Aujourd’hui les choses ont changé. Même les partis baathistes, arabistes la revendiquent. Certains vont même jusqu’à dire qu’ils en étaient les initiateurs. Toujours est-il que jusqu’en 1995, nous étions les racistes, les régionalistes, les séparatistes. J’étais donc député MP, mais suite à l’affaire amazigh il y a eu des problèmes avec le roi du Maroc Hassan II qui a essayé d’éliminer notre leader de la scène politique. Nous fûmes interdits de 84 à 91. Nous avons travaillé dans la clandestinité, pour aboutir à notre congrès constitutif du M.N.P à Marrakech. Il y avait 95.000 militants. Parmi les invités officiels, il y avait le FFS, le RCD, le mouvement AZAWAD touareg. C’est à partir de là que je suis entré dans une autre dimension : la dimension Afrique du Nord. J’ai été invité en 91 au congrès du FFS. C’est là que j’ai connu tous les militants Kabyles que je continue de voir aujourd’hui. C’est ce qui a fait germer ensuite l’idée de créer un Congrès Mondial Amazigh. Je suis l’un des fondateurs du Congrès Mondial Amazigh. J’ai créé aussi la revue Tifinagh qui s’est arrêté par manque de moyens. Nous avons un journal qui continue d’être publié : Agraw Amazigh en 3 langues (tamazight, français, arabe).

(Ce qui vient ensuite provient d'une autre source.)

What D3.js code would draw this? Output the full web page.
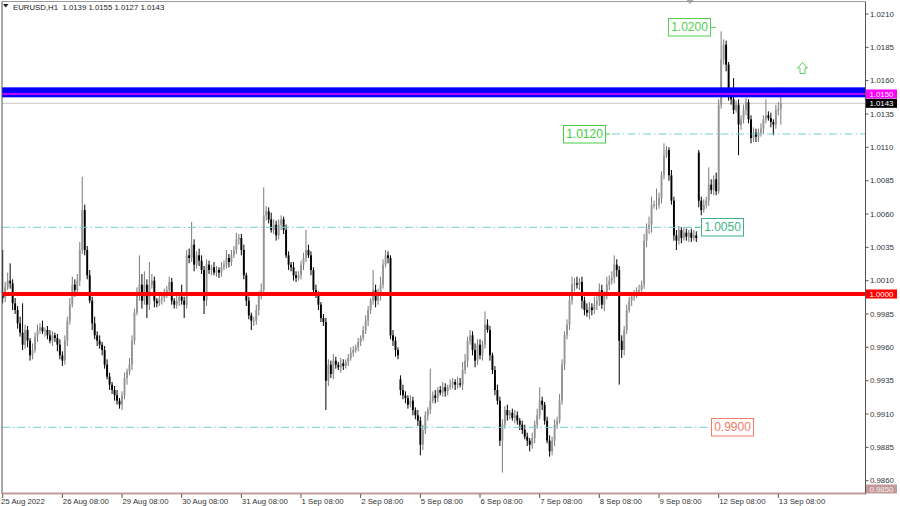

Kabyle.com : Pourquoi arabe ?
Ouzzin Aherdan : Pour toucher tout le monde, y compris ceux qui ont été arabisés. Ce qui aurait pu être une force ; Le Congrès Mondial Amazigh à Tafira, a malheureusement mal tourné. C’est parti en miette. Pourtant nous avions fait beaucoup d’effort et ce que nous avons pu tout de même gagner. Ce sont les contacts que nous avons eus avec nos frères berbères partout dans le monde : dans la diaspora, en Kabylie, en Libye, au Mali, au Niger, au Burkina-Fasso, aux îles Canaries des diasporas, au Burkina Fasso...etc ... Aujourd’hui même à Paris, je suis en train de reprendre contact avec les meilleurs, avec les vrais, pour essayer de redémarrer cela Aujourd’hui, le C.M.A. ne représente plus rien, le CMA est parti en morceau. J’ai longuement réfléchi et nous avons compris pourquoi nous avons échoué, tout simplement parce que imazighen ne peuvent pas être rassemblés, structurés à l’occidentale avec un chef... un bureau de 10 personnes par ex. C’est ça qui a détruit le CMA, c’est le leadership. Je suis revenu à la tradition amazighe, tout simplement. Avant, les tribus à tous les niveaux (Afrique du Nord au niveau local) faisaient des alliances avec des objectifs précis. Je travaille donc à partir de cette logique... et ça marche, parce que tu es chef chez toi, je suis chef chez moi... on se met d’accord, et on agit ensemble avec un objectif commun et on peut se séparer s’il le faut, après avoir atteint cet objectif... puis on recommence vers d’autres horizons voilà une formule qui permettrait de regrouper cette force qui a été complètement dissoute.
Kabyle.com : Concernant la reconnaissance de la langue tamazight au Maroc, pouvez-vous nous en dire plus sur cette polémique et sur le caractère à utiliser ?
Ouzzin Aherdan : Ce qui est commun à tous les imazighen, c’est le tifinagh. Bien sûr, le caractère latin prend de l’ampleur, surtout en Kabylie, mais à un moment, suite à la création de l’IRCAM (Institut Royal pour l’Amazighité)) le conflit était là sur le terrain : caractère arabe ou caractère latin ? Et bien sûr les tenants du caractère latin voulaient se défaire de l’instrument de l’arabisation qu’est le caractère arabe... et les autres disant que le latin est la continuité du colonialisme. C’est un conflit qui aurait pu durer 10 ans. Le roi a tranché pour le tifinagh. Je pense que c’est une bonne chose. Le tifinagh est le caractère officiel au Maroc, mais cela n’empêche pas ceux qui le veulent de continuer à écrire en caractère latin. Pour moi, l’important est que les imazighen connaissent le tifinagh... mais on ne peut pas se couper de la Kabylie par exemple. Là-bas, tout le monde écrit en caractère latin, mais pratiquement tout le monde connaît aussi le tifinagh.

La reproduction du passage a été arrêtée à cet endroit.